<<<<

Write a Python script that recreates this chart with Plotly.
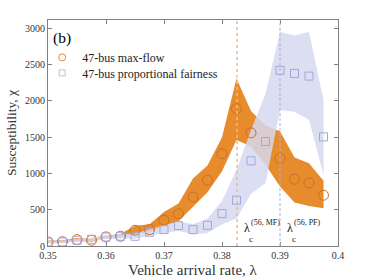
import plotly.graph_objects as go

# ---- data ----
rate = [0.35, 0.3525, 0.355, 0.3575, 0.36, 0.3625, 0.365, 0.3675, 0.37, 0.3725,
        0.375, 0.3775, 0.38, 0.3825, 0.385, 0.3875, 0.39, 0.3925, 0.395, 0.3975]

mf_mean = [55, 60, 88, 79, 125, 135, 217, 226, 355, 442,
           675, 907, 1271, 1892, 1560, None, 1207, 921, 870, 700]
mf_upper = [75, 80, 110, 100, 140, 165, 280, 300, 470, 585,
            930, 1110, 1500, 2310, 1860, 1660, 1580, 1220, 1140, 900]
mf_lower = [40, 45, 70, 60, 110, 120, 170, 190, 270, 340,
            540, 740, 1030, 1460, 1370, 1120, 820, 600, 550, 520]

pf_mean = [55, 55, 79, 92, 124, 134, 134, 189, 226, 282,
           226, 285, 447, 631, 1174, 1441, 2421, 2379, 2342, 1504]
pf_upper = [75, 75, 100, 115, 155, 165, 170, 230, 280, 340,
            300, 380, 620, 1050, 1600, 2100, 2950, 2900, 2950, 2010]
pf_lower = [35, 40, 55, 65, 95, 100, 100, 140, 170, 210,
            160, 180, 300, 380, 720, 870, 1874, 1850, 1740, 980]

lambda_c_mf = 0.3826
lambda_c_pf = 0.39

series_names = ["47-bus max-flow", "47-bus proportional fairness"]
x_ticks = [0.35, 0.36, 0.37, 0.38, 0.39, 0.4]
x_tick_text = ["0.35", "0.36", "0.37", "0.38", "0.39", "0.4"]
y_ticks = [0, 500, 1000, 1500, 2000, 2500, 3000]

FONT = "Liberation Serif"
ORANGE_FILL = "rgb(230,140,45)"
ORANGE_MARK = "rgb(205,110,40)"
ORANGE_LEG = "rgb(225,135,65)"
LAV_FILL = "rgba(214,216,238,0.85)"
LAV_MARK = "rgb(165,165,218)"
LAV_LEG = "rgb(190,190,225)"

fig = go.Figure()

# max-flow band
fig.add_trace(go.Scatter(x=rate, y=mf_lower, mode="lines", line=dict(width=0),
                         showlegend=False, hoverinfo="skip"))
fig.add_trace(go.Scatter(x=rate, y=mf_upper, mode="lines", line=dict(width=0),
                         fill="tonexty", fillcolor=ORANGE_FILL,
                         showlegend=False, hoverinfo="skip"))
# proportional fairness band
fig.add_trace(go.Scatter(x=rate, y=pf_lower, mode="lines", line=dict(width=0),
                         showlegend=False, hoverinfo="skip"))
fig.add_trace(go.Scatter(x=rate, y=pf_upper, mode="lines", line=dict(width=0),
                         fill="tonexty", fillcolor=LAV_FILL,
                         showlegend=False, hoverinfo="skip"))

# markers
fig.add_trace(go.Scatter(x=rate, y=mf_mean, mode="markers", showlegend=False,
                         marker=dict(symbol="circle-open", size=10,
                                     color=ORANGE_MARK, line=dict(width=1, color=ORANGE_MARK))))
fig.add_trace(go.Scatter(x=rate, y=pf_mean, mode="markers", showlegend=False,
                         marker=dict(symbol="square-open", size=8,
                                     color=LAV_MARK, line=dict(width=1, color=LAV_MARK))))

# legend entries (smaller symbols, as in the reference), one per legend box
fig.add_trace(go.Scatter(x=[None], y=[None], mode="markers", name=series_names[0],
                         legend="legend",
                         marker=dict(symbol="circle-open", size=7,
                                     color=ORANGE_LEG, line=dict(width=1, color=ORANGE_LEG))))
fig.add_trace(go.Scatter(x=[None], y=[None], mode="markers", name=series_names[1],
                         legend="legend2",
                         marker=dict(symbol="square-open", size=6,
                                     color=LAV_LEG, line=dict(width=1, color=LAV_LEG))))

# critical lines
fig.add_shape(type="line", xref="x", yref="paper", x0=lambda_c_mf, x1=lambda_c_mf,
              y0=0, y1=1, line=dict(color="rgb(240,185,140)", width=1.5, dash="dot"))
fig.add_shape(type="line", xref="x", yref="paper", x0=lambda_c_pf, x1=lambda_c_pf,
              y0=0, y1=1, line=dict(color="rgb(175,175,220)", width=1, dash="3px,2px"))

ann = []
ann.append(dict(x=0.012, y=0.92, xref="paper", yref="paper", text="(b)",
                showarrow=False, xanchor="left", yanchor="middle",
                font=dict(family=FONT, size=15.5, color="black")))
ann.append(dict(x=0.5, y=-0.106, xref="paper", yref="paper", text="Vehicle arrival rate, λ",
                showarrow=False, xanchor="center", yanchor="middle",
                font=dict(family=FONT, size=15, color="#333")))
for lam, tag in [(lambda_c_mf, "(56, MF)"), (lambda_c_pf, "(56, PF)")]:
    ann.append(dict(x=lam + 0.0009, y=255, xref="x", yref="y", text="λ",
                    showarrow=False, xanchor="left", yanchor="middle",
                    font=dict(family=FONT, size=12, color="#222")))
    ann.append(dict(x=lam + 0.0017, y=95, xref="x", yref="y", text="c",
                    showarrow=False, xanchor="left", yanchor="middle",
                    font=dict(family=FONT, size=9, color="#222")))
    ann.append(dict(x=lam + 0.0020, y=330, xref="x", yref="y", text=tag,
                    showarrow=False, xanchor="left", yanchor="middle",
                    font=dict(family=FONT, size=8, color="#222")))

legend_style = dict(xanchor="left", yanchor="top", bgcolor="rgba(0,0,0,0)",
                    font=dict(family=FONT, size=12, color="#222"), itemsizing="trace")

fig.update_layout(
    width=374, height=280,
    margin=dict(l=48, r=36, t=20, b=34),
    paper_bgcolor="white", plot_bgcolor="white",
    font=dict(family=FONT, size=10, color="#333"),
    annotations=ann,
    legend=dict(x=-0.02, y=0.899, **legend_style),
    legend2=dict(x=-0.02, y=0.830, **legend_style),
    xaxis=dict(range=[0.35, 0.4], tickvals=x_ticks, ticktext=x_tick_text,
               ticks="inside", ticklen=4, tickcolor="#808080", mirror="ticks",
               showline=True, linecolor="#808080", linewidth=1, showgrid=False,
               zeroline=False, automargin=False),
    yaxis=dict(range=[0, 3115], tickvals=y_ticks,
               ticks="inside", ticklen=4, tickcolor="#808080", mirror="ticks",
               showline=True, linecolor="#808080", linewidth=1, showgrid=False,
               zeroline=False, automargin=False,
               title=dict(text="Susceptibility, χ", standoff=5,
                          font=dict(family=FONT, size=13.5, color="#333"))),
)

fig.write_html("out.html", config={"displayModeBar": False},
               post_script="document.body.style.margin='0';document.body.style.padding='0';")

>>>>

Task to carry out> Repeat the listing above exactly from its first line to the line containing "y_ticks = [0, 500, 1000, 1500, 2000, 2500, 3000]", both included, and omit the pictures.

Task result>
Write a Python script that recreates this chart with Plotly.
import plotly.graph_objects as go

# ---- data ----
rate = [0.35, 0.3525, 0.355, 0.3575, 0.36, 0.3625, 0.365, 0.3675, 0.37, 0.3725,
        0.375, 0.3775, 0.38, 0.3825, 0.385, 0.3875, 0.39, 0.3925, 0.395, 0.3975]

mf_mean = [55, 60, 88, 79, 125, 135, 217, 226, 355, 442,
           675, 907, 1271, 1892, 1560, None, 1207, 921, 870, 700]
mf_upper = [75, 80, 110, 100, 140, 165, 280, 300, 470, 585,
            930, 1110, 1500, 2310, 1860, 1660, 1580, 1220, 1140, 900]
mf_lower = [40, 45, 70, 60, 110, 120, 170, 190, 270, 340,
            540, 740, 1030, 1460, 1370, 1120, 820, 600, 550, 520]

pf_mean = [55, 55, 79, 92, 124, 134, 134, 189, 226, 282,
           226, 285, 447, 631, 1174, 1441, 2421, 2379, 2342, 1504]
pf_upper = [75, 75, 100, 115, 155, 165, 170, 230, 280, 340,
            300, 380, 620, 1050, 1600, 2100, 2950, 2900, 2950, 2010]
pf_lower = [35, 40, 55, 65, 95, 100, 100, 140, 170, 210,
            160, 180, 300, 380, 720, 870, 1874, 1850, 1740, 980]

lambda_c_mf = 0.3826
lambda_c_pf = 0.39

series_names = ["47-bus max-flow", "47-bus proportional fairness"]
x_ticks = [0.35, 0.36, 0.37, 0.38, 0.39, 0.4]
x_tick_text = ["0.35", "0.36", "0.37", "0.38", "0.39", "0.4"]
y_ticks = [0, 500, 1000, 1500, 2000, 2500, 3000]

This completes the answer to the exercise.